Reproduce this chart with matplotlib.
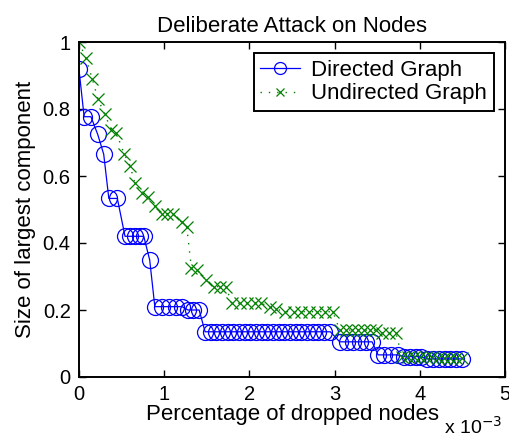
import numpy as np
import matplotlib
matplotlib.use('Agg')
import matplotlib.pyplot as plt

plt.rcParams['font.family'] = ['Liberation Sans', 'DejaVu Sans']

# Directed graph (x in units of 1e-3)
dir_x = [0.00, 0.06, 0.14, 0.22, 0.29, 0.35, 0.45, 0.54, 0.60, 0.66, 0.72, 0.76,
         0.83, 0.89, 0.98, 1.06, 1.14, 1.21, 1.28, 1.34, 1.41,
         1.48, 1.55, 1.61, 1.68, 1.75, 1.81, 1.88, 1.95, 2.01, 2.08, 2.15, 2.21,
         2.28, 2.35, 2.41, 2.48, 2.55, 2.61, 2.68, 2.75, 2.81, 2.88, 2.95,
         3.06, 3.14, 3.22, 3.30, 3.37, 3.44,
         3.51, 3.58, 3.66, 3.74, 3.81, 3.88, 3.95, 4.01,
         4.08, 4.15, 4.22, 4.29, 4.36, 4.43, 4.49]
dir_y = [0.918, 0.777, 0.777, 0.724, 0.665, 0.533, 0.533, 0.42, 0.42, 0.42, 0.42, 0.42,
         0.349, 0.21, 0.21, 0.21, 0.21, 0.21, 0.20, 0.20, 0.20,
         0.135, 0.135, 0.135, 0.135, 0.135, 0.135, 0.135, 0.135, 0.135, 0.135, 0.135, 0.135,
         0.135, 0.135, 0.135, 0.135, 0.135, 0.135, 0.135, 0.135, 0.135, 0.135, 0.135,
         0.105, 0.105, 0.105, 0.105, 0.105, 0.105,
         0.066, 0.066, 0.066, 0.066, 0.061, 0.061, 0.061, 0.061,
         0.054, 0.054, 0.054, 0.054, 0.054, 0.054, 0.054]

# Undirected graph
und_x = [0.00, 0.078, 0.156, 0.223, 0.30, 0.38, 0.44, 0.53, 0.60, 0.657, 0.735, 0.81,
         0.89, 0.97, 1.03, 1.10, 1.205, 1.264, 1.32, 1.39, 1.49, 1.58, 1.655, 1.725,
         1.79, 1.89, 1.975, 2.07, 2.14, 2.24, 2.31,
         2.42, 2.52, 2.61, 2.70, 2.79, 2.89, 2.98,
         3.06, 3.13, 3.20, 3.27, 3.34, 3.41, 3.49, 3.56, 3.64, 3.72,
         3.79, 3.86, 3.93, 4.00, 4.07, 4.14, 4.21, 4.28, 4.35, 4.42, 4.49]
und_y = [1.0, 0.953, 0.89, 0.829, 0.786, 0.737, 0.727, 0.666, 0.63, 0.578, 0.548, 0.538,
         0.51, 0.486, 0.488, 0.488, 0.462, 0.449, 0.324, 0.319, 0.29, 0.27, 0.27, 0.27,
         0.22, 0.22, 0.22, 0.22, 0.22, 0.21, 0.203,
         0.195, 0.195, 0.195, 0.195, 0.195, 0.195, 0.195,
         0.14, 0.14, 0.14, 0.14, 0.14, 0.14, 0.14, 0.131, 0.131, 0.131,
         0.061, 0.061, 0.061, 0.061, 0.061, 0.061, 0.058, 0.058, 0.058, 0.058, 0.056]

fig = plt.figure(figsize=(5.1, 4.41), dpi=100)
ax = fig.add_axes([79/510, 1 - 377/441, 426/510, 335/441])

ax.plot(dir_x, dir_y, '-o', color='blue', mfc='none', ms=11.5, mew=0.9, lw=0.9,
        label='Directed Graph')
ax.plot(und_x, und_y, 'x', color='#008000', ms=8.5, mew=0.9, lw=1.0,
        linestyle=(0, (1, 5)), label='Undirected Graph')

ax.set_xlim(0, 5)
ax.set_ylim(0, 1)
ax.set_xticks([0, 1, 2, 3, 4, 5])
ax.set_yticks([0, 0.2, 0.4, 0.6, 0.8, 1])
ax.set_yticklabels(['0', '0.2', '0.4', '0.6', '0.8', '1'])
ax.tick_params(direction='in', top=True, right=True, length=5, width=1,
               labelsize=14.5, pad=6)
for s in ax.spines.values():
    s.set_linewidth(1.4)

ax.set_title('Deliberate Attack on Nodes', fontsize=16, pad=7)
ax.set_xlabel('Percentage of dropped nodes', fontsize=16, labelpad=0)
ax.set_ylabel('Size of largest component', fontsize=16, labelpad=5)
fig.text(444/510, 3/441, r'x 10$^{-3}$', fontsize=14, va='bottom')

leg = ax.legend(loc='upper right', fontsize=16, fancybox=False, framealpha=1,
                edgecolor='black', handlelength=1.8, handletextpad=0.5,
                borderaxespad=0.5, borderpad=0.3, labelspacing=0.12,
                markerscale=0.75)
leg.get_frame().set_linewidth(1.4)

fig.savefig('out.png', dpi=100)
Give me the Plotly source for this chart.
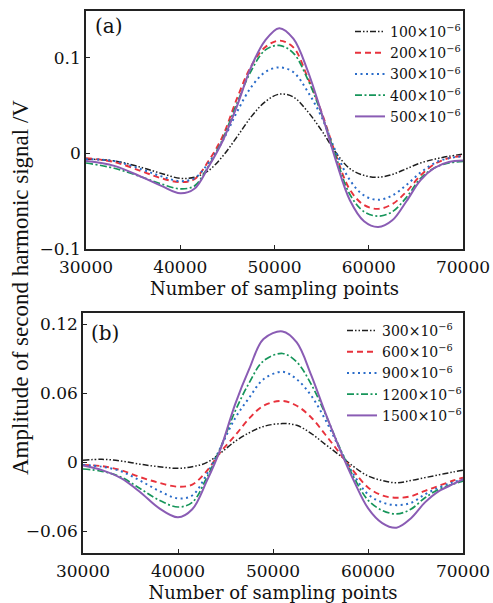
___
### WHAT TO PRODUCE
Leave the pictures out and reproduce all of the records exactly.

### ANSWER TO THIS EXERCISE
Reproduce this chart with matplotlib.
import numpy as np
import matplotlib
matplotlib.use('Agg')
import matplotlib.pyplot as plt

plt.rcParams['font.family'] = ['Liberation Sans', 'DejaVu Sans']

# Directed graph (x in units of 1e-3)
dir_x = [0.00, 0.06, 0.14, 0.22, 0.29, 0.35, 0.45, 0.54, 0.60, 0.66, 0.72, 0.76,
         0.83, 0.89, 0.98, 1.06, 1.14, 1.21, 1.28, 1.34, 1.41,
         1.48, 1.55, 1.61, 1.68, 1.75, 1.81, 1.88, 1.95, 2.01, 2.08, 2.15, 2.21,
         2.28, 2.35, 2.41, 2.48, 2.55, 2.61, 2.68, 2.75, 2.81, 2.88, 2.95,
         3.06, 3.14, 3.22, 3.30, 3.37, 3.44,
         3.51, 3.58, 3.66, 3.74, 3.81, 3.88, 3.95, 4.01,
         4.08, 4.15, 4.22, 4.29, 4.36, 4.43, 4.49]
dir_y = [0.918, 0.777, 0.777, 0.724, 0.665, 0.533, 0.533, 0.42, 0.42, 0.42, 0.42, 0.42,
         0.349, 0.21, 0.21, 0.21, 0.21, 0.21, 0.20, 0.20, 0.20,
         0.135, 0.135, 0.135, 0.135, 0.135, 0.135, 0.135, 0.135, 0.135, 0.135, 0.135, 0.135,
         0.135, 0.135, 0.135, 0.135, 0.135, 0.135, 0.135, 0.135, 0.135, 0.135, 0.135,
         0.105, 0.105, 0.105, 0.105, 0.105, 0.105,
         0.066, 0.066, 0.066, 0.066, 0.061, 0.061, 0.061, 0.061,
         0.054, 0.054, 0.054, 0.054, 0.054, 0.054, 0.054]

# Undirected graph
und_x = [0.00, 0.078, 0.156, 0.223, 0.30, 0.38, 0.44, 0.53, 0.60, 0.657, 0.735, 0.81,
         0.89, 0.97, 1.03, 1.10, 1.205, 1.264, 1.32, 1.39, 1.49, 1.58, 1.655, 1.725,
         1.79, 1.89, 1.975, 2.07, 2.14, 2.24, 2.31,
         2.42, 2.52, 2.61, 2.70, 2.79, 2.89, 2.98,
         3.06, 3.13, 3.20, 3.27, 3.34, 3.41, 3.49, 3.56, 3.64, 3.72,
         3.79, 3.86, 3.93, 4.00, 4.07, 4.14, 4.21, 4.28, 4.35, 4.42, 4.49]
und_y = [1.0, 0.953, 0.89, 0.829, 0.786, 0.737, 0.727, 0.666, 0.63, 0.578, 0.548, 0.538,
         0.51, 0.486, 0.488, 0.488, 0.462, 0.449, 0.324, 0.319, 0.29, 0.27, 0.27, 0.27,
         0.22, 0.22, 0.22, 0.22, 0.22, 0.21, 0.203,
         0.195, 0.195, 0.195, 0.195, 0.195, 0.195, 0.195,
         0.14, 0.14, 0.14, 0.14, 0.14, 0.14, 0.14, 0.131, 0.131, 0.131,
         0.061, 0.061, 0.061, 0.061, 0.061, 0.061, 0.058, 0.058, 0.058, 0.058, 0.056]

fig = plt.figure(figsize=(5.1, 4.41), dpi=100)
ax = fig.add_axes([79/510, 1 - 377/441, 426/510, 335/441])

ax.plot(dir_x, dir_y, '-o', color='blue', mfc='none', ms=11.5, mew=0.9, lw=0.9,
        label='Directed Graph')
ax.plot(und_x, und_y, 'x', color='#008000', ms=8.5, mew=0.9, lw=1.0,
        linestyle=(0, (1, 5)), label='Undirected Graph')

ax.set_xlim(0, 5)
ax.set_ylim(0, 1)
ax.set_xticks([0, 1, 2, 3, 4, 5])
ax.set_yticks([0, 0.2, 0.4, 0.6, 0.8, 1])
ax.set_yticklabels(['0', '0.2', '0.4', '0.6', '0.8', '1'])
ax.tick_params(direction='in', top=True, right=True, length=5, width=1,
               labelsize=14.5, pad=6)
for s in ax.spines.values():
    s.set_linewidth(1.4)

ax.set_title('Deliberate Attack on Nodes', fontsize=16, pad=7)
ax.set_xlabel('Percentage of dropped nodes', fontsize=16, labelpad=0)
ax.set_ylabel('Size of largest component', fontsize=16, labelpad=5)
fig.text(444/510, 3/441, r'x 10$^{-3}$', fontsize=14, va='bottom')

leg = ax.legend(loc='upper right', fontsize=16, fancybox=False, framealpha=1,
                edgecolor='black', handlelength=1.8, handletextpad=0.5,
                borderaxespad=0.5, borderpad=0.3, labelspacing=0.12,
                markerscale=0.75)
leg.get_frame().set_linewidth(1.4)

fig.savefig('out.png', dpi=100)
Give me the Plotly source for this chart.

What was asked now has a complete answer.